→ DESCRIPTION OF THE TASK
Count how many lines hold the string "this". Answer with that number and nothing more.

→ RECORDS SUPPLIED
▽
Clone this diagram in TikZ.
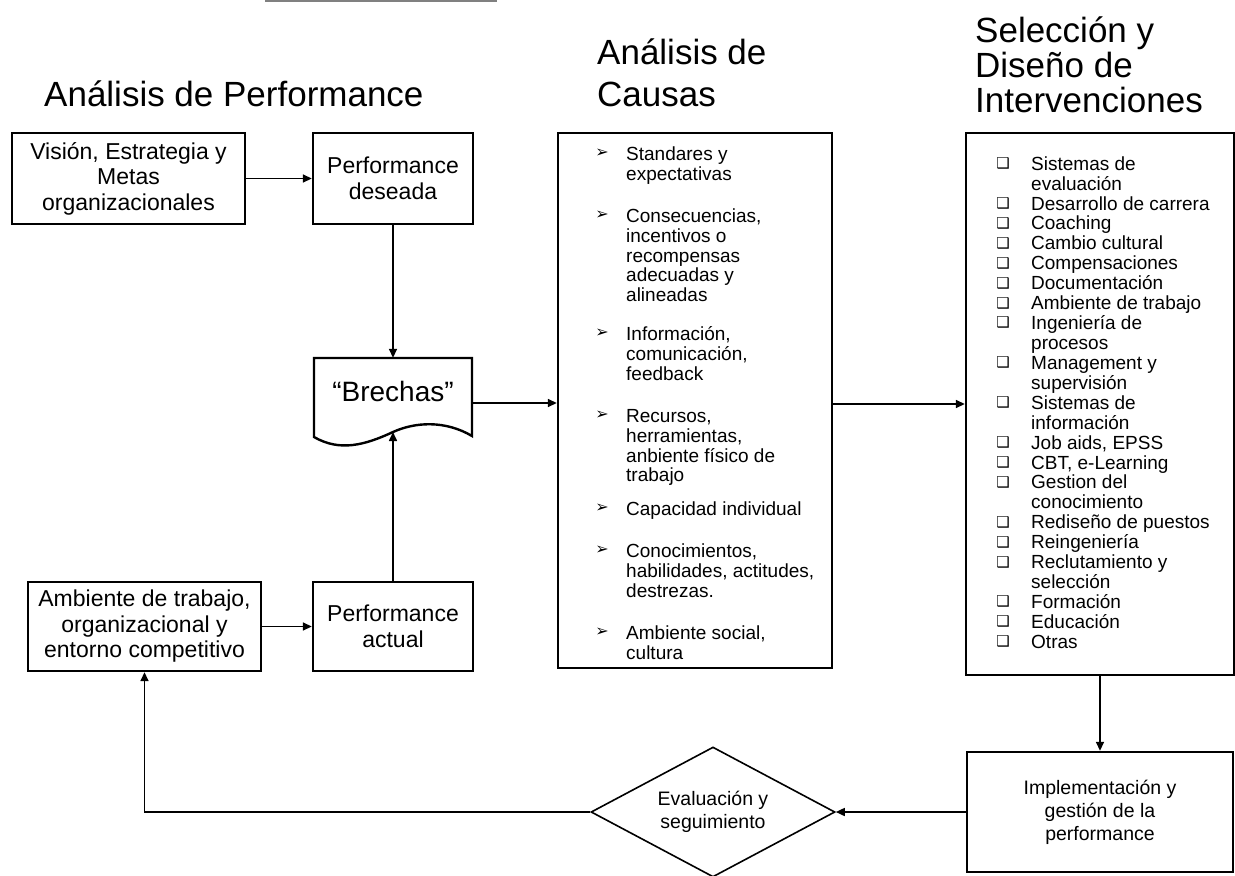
△
▽
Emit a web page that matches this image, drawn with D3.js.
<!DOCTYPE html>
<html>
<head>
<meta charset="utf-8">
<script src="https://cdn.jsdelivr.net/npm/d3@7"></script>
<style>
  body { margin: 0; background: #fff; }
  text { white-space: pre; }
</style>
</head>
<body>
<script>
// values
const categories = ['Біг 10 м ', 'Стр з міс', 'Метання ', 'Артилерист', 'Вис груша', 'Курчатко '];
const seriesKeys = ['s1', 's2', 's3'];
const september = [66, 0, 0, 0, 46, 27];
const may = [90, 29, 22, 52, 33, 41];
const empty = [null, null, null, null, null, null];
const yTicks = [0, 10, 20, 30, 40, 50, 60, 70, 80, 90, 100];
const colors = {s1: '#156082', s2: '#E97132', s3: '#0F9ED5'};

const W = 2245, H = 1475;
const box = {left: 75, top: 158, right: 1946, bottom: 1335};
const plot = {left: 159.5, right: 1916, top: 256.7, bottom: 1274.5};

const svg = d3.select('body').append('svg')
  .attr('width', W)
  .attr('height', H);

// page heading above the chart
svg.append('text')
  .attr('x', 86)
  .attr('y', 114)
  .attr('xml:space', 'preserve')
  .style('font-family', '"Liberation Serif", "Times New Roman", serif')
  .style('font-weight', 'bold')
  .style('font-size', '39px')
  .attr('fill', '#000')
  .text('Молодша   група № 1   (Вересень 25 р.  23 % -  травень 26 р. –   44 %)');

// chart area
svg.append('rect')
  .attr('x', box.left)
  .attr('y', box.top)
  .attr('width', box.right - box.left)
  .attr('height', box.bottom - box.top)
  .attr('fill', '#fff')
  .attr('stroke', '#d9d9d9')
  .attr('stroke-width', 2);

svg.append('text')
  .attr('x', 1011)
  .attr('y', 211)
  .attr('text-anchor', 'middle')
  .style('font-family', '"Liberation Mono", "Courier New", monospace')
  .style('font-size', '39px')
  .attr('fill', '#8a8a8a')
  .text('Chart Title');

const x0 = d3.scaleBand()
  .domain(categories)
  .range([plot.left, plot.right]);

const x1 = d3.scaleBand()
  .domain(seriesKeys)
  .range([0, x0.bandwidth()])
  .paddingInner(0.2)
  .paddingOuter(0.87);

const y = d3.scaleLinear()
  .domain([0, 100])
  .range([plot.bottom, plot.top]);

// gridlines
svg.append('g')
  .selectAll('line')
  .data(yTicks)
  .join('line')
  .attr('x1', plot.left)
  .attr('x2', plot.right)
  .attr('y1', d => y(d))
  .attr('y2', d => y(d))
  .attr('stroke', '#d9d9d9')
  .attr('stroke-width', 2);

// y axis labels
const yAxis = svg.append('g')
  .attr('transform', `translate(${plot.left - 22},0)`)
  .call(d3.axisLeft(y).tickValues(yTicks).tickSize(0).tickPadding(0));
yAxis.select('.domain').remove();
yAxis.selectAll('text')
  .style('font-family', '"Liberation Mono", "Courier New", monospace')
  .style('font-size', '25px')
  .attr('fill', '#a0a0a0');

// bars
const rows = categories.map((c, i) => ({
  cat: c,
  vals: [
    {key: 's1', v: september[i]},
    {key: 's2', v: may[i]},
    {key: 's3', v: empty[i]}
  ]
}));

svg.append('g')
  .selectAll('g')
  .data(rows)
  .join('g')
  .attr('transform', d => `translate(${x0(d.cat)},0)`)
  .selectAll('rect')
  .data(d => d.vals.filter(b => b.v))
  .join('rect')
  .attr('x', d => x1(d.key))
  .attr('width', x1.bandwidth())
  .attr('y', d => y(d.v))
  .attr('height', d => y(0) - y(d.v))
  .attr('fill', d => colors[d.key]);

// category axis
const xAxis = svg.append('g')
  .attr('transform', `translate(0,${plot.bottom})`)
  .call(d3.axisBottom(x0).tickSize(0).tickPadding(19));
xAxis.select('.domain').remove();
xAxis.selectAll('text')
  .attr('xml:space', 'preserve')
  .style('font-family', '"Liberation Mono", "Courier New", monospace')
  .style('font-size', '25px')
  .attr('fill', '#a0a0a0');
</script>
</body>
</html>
△
▽
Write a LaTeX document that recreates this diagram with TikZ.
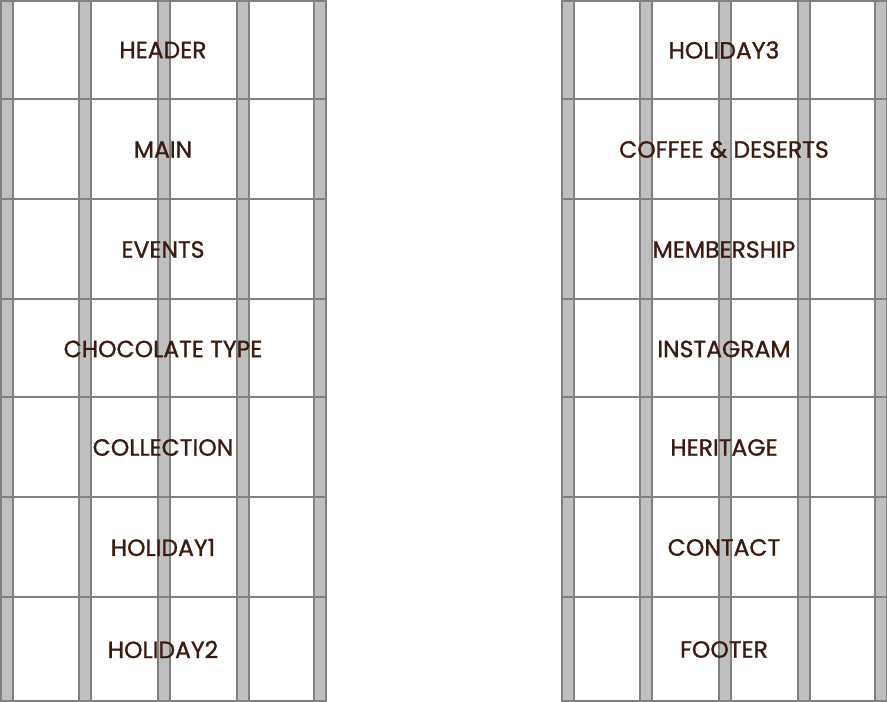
△
→ SOLUTION
3